All of the material should be reproduced exactly, with pictures left out.

---+---

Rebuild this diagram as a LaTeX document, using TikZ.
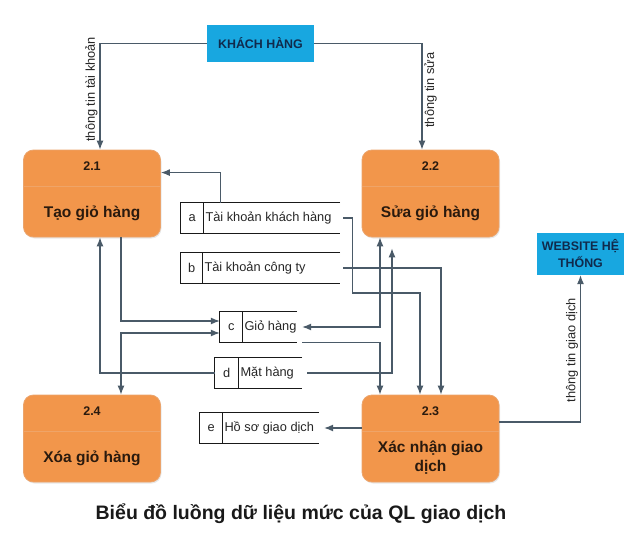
\documentclass[tikz,border=0pt]{standalone}
\usepackage{fontspec}
\setmainfont{Liberation Sans}
\usepackage{xcolor}
\usepackage{tikz}
\usetikzlibrary{arrows.meta,calc,shadows}

\definecolor{procfill}{HTML}{F2964B}
\definecolor{procedge}{HTML}{EBA46C}
\definecolor{procsep}{HTML}{EFA468}
\definecolor{proctext}{HTML}{2A1A0E}
\definecolor{extfill}{HTML}{18A7E0}
\definecolor{exttext}{HTML}{102A4C}
\definecolor{flowline}{HTML}{4A5A68}

\begin{document}
\begin{tikzpicture}[x=1pt,y=-1pt,
  >={Latex[length=9pt,width=7pt]},
  proc/.style={draw=procedge, fill=procfill, line width=0.8pt, rounded corners=10pt,
    minimum width=137pt, minimum height=87pt, inner sep=0pt,
    drop shadow={opacity=0.18, shadow xshift=1pt, shadow yshift=-1.5pt}},
  procnum/.style={text=proctext, font=\fontsize{12.5}{14}\selectfont\bfseries},
  proctitle/.style={text=proctext, align=center, font=\fontsize{15.5}{19}\selectfont\bfseries},
  ext/.style={fill=extfill, text=exttext, align=center, inner sep=0pt,
    font=\fontsize{12.4}{17}\selectfont\bfseries},
  store/.style={minimum height=30pt, inner sep=0pt},
  storeline/.style={draw=black!90, line width=1pt},
  storetxt/.style={inner sep=1.5pt, text=black!85, font=\fontsize{12.8}{15}\selectfont},
  flow/.style={draw=flowline, line width=1.1pt, ->},
  lbl/.style={rotate=90, inner sep=2pt, text=black!85, font=\fontsize{12.8}{15}\selectfont},
  caption/.style={text=black!90, font=\fontsize{19.5}{23}\selectfont\bfseries}]

\useasboundingbox (0,0) rectangle (640,543);

\node[ext, minimum width=107pt, minimum height=37pt] (kh) at (260.5,43.5) {KHÁCH HÀNG};
\node[ext, minimum width=87pt, minimum height=42pt] (web) at (580.5,254) {WEBSITE HỆ\\THỐNG};

\node[proc] (p1) at (92,193.5) {};
\node[proc] (p2) at (430.5,193.5) {};
\node[proc] (p3) at (430.5,438.5) {};
\node[proc] (p4) at (92,438.5) {};

\draw[procsep, line width=0.8pt] ($(p1.north west)+(0,37)$) -- ($(p1.north east)+(0,37)$);
\draw[procsep, line width=0.8pt] ($(p2.north west)+(0,37)$) -- ($(p2.north east)+(0,37)$);
\draw[procsep, line width=0.8pt] ($(p3.north west)+(0,37)$) -- ($(p3.north east)+(0,37)$);
\draw[procsep, line width=0.8pt] ($(p4.north west)+(0,37)$) -- ($(p4.north east)+(0,37)$);

\node[procnum] (p1-num) at ($(p1.north)+(0,17)$) {2.1};
\node[procnum] (p2-num) at ($(p2.north)+(0,17)$) {2.2};
\node[procnum] (p3-num) at ($(p3.north)+(0,17)$) {2.3};
\node[procnum] (p4-num) at ($(p4.north)+(0,17)$) {2.4};

\node[proctitle] (p1-title) at ($(p1.center)+(0,20)$) {Tạo giỏ hàng};
\node[proctitle] (p2-title) at ($(p2.center)+(0,20)$) {Sửa giỏ hàng};
\node[proctitle] (p3-title) at ($(p3.center)+(0,19)$) {Xác nhận giao\\dịch};
\node[proctitle] (p4-title) at ($(p4.center)+(0,20)$) {Xóa giỏ hàng};

\node[store, minimum width=159pt] (sa) at (260.5,218) {};
\node[store, minimum width=159pt] (sb) at (260.5,268) {};
\node[store, minimum width=77pt] (sc) at (258.5,327) {};
\node[store, minimum width=87pt] (sd) at (258.5,373) {};
\node[store, minimum width=119pt] (se) at (259.5,428) {};

\draw[storeline] (sa.north east) -- (sa.north west) -- (sa.south west) -- (sa.south east);
\draw[storeline] ($(sa.north west)+(23,0)$) -- ($(sa.south west)+(23,0)$);
\draw[storeline] (sb.north east) -- (sb.north west) -- (sb.south west) -- (sb.south east);
\draw[storeline] ($(sb.north west)+(22,0)$) -- ($(sb.south west)+(22,0)$);
\draw[storeline] (sc.north east) -- (sc.north west) -- (sc.south west) -- (sc.south east);
\draw[storeline] ($(sc.north west)+(23,0)$) -- ($(sc.south west)+(23,0)$);
\draw[storeline] (sd.north east) -- (sd.north west) -- (sd.south west) -- (sd.south east);
\draw[storeline] ($(sd.north west)+(24,0)$) -- ($(sd.south west)+(24,0)$);
\draw[storeline] (se.north east) -- (se.north west) -- (se.south west) -- (se.south east);
\draw[storeline] ($(se.north west)+(23,0)$) -- ($(se.south west)+(23,0)$);

\node[storetxt] (sa-id) at ($(sa.west)+(11.5,0)$) {a};
\node[storetxt] (sb-id) at ($(sb.west)+(11,0)$) {b};
\node[storetxt] (sc-id) at ($(sc.west)+(11.5,0)$) {c};
\node[storetxt] (sd-id) at ($(sd.west)+(12,0)$) {d};
\node[storetxt] (se-id) at ($(se.west)+(11.5,0)$) {e};

\node[storetxt, anchor=west] (sa-name) at ($(sa.west)+(23,0)$) {Tài khoản khách hàng};
\node[storetxt, anchor=west] (sb-name) at ($(sb.west)+(22,0)$) {Tài khoản công ty};
\node[storetxt, anchor=west] (sc-name) at ($(sc.west)+(23,0)$) {Giỏ hàng};
\node[storetxt, anchor=west] (sd-name) at ($(sd.west)+(24,0)$) {Mặt hàng};
\node[storetxt, anchor=west] (se-name) at ($(se.west)+(23,0)$) {Hồ sơ giao dịch};

\draw[flow] (kh.west) -| node[lbl, pos=0.716, above] {thông tin tài khoản} ($(p1.north)+(8,0)$);
\draw[flow] (kh.east) -| node[lbl, pos=0.72, below] {thông tin sửa} ($(p2.north)+(-8.5,0)$);
\draw[flow] ($(sa.north west)+(40,0)$) |- ($(p1.north east)+(0,23)$);
\draw[flow] ($(sa.east)+(3,0)$) -- ++(9,0) -- ++(0,75) -| ($(p3.north)+(-10.5,0)$);
\draw[flow] ($(sb.east)+(3,0)$) -| ($(p3.north)+(10.5,0)$);
\draw[flow] ($(p1.south)+(29,0)$) |- ($(sc.west)+(0,-6)$);
\draw[flow, <->] ($(sc.west)+(0,6)$) -| ($(p4.north)+(29,0)$);
\draw[flow] (sd.west) -| ($(p1.south)+(8,0)$);
\draw[flow, <->] ($(p2.south)+(-50.5,0)$) |- ($(sc.east)+(5,0)$);
\draw[flow] ($(sc.south east)+(5,0)$) -| ($(p3.north)+(-50.5,0)$);
\draw[flow, shorten >=11pt] ($(sd.east)+(5,0)$) -| ($(p2.south)+(-38.5,0)$);
\draw[flow] (p3.west |- se.east) -- ($(se.east)+(5,0)$);
\draw[flow] ($(p3.east)+(0,-16.5)$) -| node[lbl, pos=0.745, above] {thông tin giao dịch} (web.south);

\node[caption] (ttl) at (301,514) {Biểu đồ luồng dữ liệu mức của QL giao dịch};
\end{tikzpicture}
\end{document}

---+---

▸ Task solution
Rebuild this diagram as a LaTeX document, using TikZ.
\documentclass[tikz,border=0pt]{standalone}
\usepackage{fontspec}
\setmainfont{Liberation Sans}
\usepackage{xcolor}
\usepackage{tikz}
\usetikzlibrary{arrows.meta,calc,shadows}

\definecolor{procfill}{HTML}{F2964B}
\definecolor{procedge}{HTML}{EBA46C}
\definecolor{procsep}{HTML}{EFA468}
\definecolor{proctext}{HTML}{2A1A0E}
\definecolor{extfill}{HTML}{18A7E0}
\definecolor{exttext}{HTML}{102A4C}
\definecolor{flowline}{HTML}{4A5A68}

\begin{document}
\begin{tikzpicture}[x=1pt,y=-1pt,
  >={Latex[length=9pt,width=7pt]},
  proc/.style={draw=procedge, fill=procfill, line width=0.8pt, rounded corners=10pt,
    minimum width=137pt, minimum height=87pt, inner sep=0pt,
    drop shadow={opacity=0.18, shadow xshift=1pt, shadow yshift=-1.5pt}},
  procnum/.style={text=proctext, font=\fontsize{12.5}{14}\selectfont\bfseries},
  proctitle/.style={text=proctext, align=center, font=\fontsize{15.5}{19}\selectfont\bfseries},
  ext/.style={fill=extfill, text=exttext, align=center, inner sep=0pt,
    font=\fontsize{12.4}{17}\selectfont\bfseries},
  store/.style={minimum height=30pt, inner sep=0pt},
  storeline/.style={draw=black!90, line width=1pt},
  storetxt/.style={inner sep=1.5pt, text=black!85, font=\fontsize{12.8}{15}\selectfont},
  flow/.style={draw=flowline, line width=1.1pt, ->},
  lbl/.style={rotate=90, inner sep=2pt, text=black!85, font=\fontsize{12.8}{15}\selectfont},
  caption/.style={text=black!90, font=\fontsize{19.5}{23}\selectfont\bfseries}]

\useasboundingbox (0,0) rectangle (640,543);

\node[ext, minimum width=107pt, minimum height=37pt] (kh) at (260.5,43.5) {KHÁCH HÀNG};
\node[ext, minimum width=87pt, minimum height=42pt] (web) at (580.5,254) {WEBSITE HỆ\\THỐNG};

\node[proc] (p1) at (92,193.5) {};
\node[proc] (p2) at (430.5,193.5) {};
\node[proc] (p3) at (430.5,438.5) {};
\node[proc] (p4) at (92,438.5) {};

\draw[procsep, line width=0.8pt] ($(p1.north west)+(0,37)$) -- ($(p1.north east)+(0,37)$);
\draw[procsep, line width=0.8pt] ($(p2.north west)+(0,37)$) -- ($(p2.north east)+(0,37)$);
\draw[procsep, line width=0.8pt] ($(p3.north west)+(0,37)$) -- ($(p3.north east)+(0,37)$);
\draw[procsep, line width=0.8pt] ($(p4.north west)+(0,37)$) -- ($(p4.north east)+(0,37)$);

\node[procnum] (p1-num) at ($(p1.north)+(0,17)$) {2.1};
\node[procnum] (p2-num) at ($(p2.north)+(0,17)$) {2.2};
\node[procnum] (p3-num) at ($(p3.north)+(0,17)$) {2.3};
\node[procnum] (p4-num) at ($(p4.north)+(0,17)$) {2.4};

\node[proctitle] (p1-title) at ($(p1.center)+(0,20)$) {Tạo giỏ hàng};
\node[proctitle] (p2-title) at ($(p2.center)+(0,20)$) {Sửa giỏ hàng};
\node[proctitle] (p3-title) at ($(p3.center)+(0,19)$) {Xác nhận giao\\dịch};
\node[proctitle] (p4-title) at ($(p4.center)+(0,20)$) {Xóa giỏ hàng};

\node[store, minimum width=159pt] (sa) at (260.5,218) {};
\node[store, minimum width=159pt] (sb) at (260.5,268) {};
\node[store, minimum width=77pt] (sc) at (258.5,327) {};
\node[store, minimum width=87pt] (sd) at (258.5,373) {};
\node[store, minimum width=119pt] (se) at (259.5,428) {};

\draw[storeline] (sa.north east) -- (sa.north west) -- (sa.south west) -- (sa.south east);
\draw[storeline] ($(sa.north west)+(23,0)$) -- ($(sa.south west)+(23,0)$);
\draw[storeline] (sb.north east) -- (sb.north west) -- (sb.south west) -- (sb.south east);
\draw[storeline] ($(sb.north west)+(22,0)$) -- ($(sb.south west)+(22,0)$);
\draw[storeline] (sc.north east) -- (sc.north west) -- (sc.south west) -- (sc.south east);
\draw[storeline] ($(sc.north west)+(23,0)$) -- ($(sc.south west)+(23,0)$);
\draw[storeline] (sd.north east) -- (sd.north west) -- (sd.south west) -- (sd.south east);
\draw[storeline] ($(sd.north west)+(24,0)$) -- ($(sd.south west)+(24,0)$);
\draw[storeline] (se.north east) -- (se.north west) -- (se.south west) -- (se.south east);
\draw[storeline] ($(se.north west)+(23,0)$) -- ($(se.south west)+(23,0)$);

\node[storetxt] (sa-id) at ($(sa.west)+(11.5,0)$) {a};
\node[storetxt] (sb-id) at ($(sb.west)+(11,0)$) {b};
\node[storetxt] (sc-id) at ($(sc.west)+(11.5,0)$) {c};
\node[storetxt] (sd-id) at ($(sd.west)+(12,0)$) {d};
\node[storetxt] (se-id) at ($(se.west)+(11.5,0)$) {e};

\node[storetxt, anchor=west] (sa-name) at ($(sa.west)+(23,0)$) {Tài khoản khách hàng};
\node[storetxt, anchor=west] (sb-name) at ($(sb.west)+(22,0)$) {Tài khoản công ty};
\node[storetxt, anchor=west] (sc-name) at ($(sc.west)+(23,0)$) {Giỏ hàng};
\node[storetxt, anchor=west] (sd-name) at ($(sd.west)+(24,0)$) {Mặt hàng};
\node[storetxt, anchor=west] (se-name) at ($(se.west)+(23,0)$) {Hồ sơ giao dịch};

\draw[flow] (kh.west) -| node[lbl, pos=0.716, above] {thông tin tài khoản} ($(p1.north)+(8,0)$);
\draw[flow] (kh.east) -| node[lbl, pos=0.72, below] {thông tin sửa} ($(p2.north)+(-8.5,0)$);
\draw[flow] ($(sa.north west)+(40,0)$) |- ($(p1.north east)+(0,23)$);
\draw[flow] ($(sa.east)+(3,0)$) -- ++(9,0) -- ++(0,75) -| ($(p3.north)+(-10.5,0)$);
\draw[flow] ($(sb.east)+(3,0)$) -| ($(p3.north)+(10.5,0)$);
\draw[flow] ($(p1.south)+(29,0)$) |- ($(sc.west)+(0,-6)$);
\draw[flow, <->] ($(sc.west)+(0,6)$) -| ($(p4.north)+(29,0)$);
\draw[flow] (sd.west) -| ($(p1.south)+(8,0)$);
\draw[flow, <->] ($(p2.south)+(-50.5,0)$) |- ($(sc.east)+(5,0)$);
\draw[flow] ($(sc.south east)+(5,0)$) -| ($(p3.north)+(-50.5,0)$);
\draw[flow, shorten >=11pt] ($(sd.east)+(5,0)$) -| ($(p2.south)+(-38.5,0)$);
\draw[flow] (p3.west |- se.east) -- ($(se.east)+(5,0)$);
\draw[flow] ($(p3.east)+(0,-16.5)$) -| node[lbl, pos=0.745, above] {thông tin giao dịch} (web.south);

\node[caption] (ttl) at (301,514) {Biểu đồ luồng dữ liệu mức của QL giao dịch};
\end{tikzpicture}
\end{document}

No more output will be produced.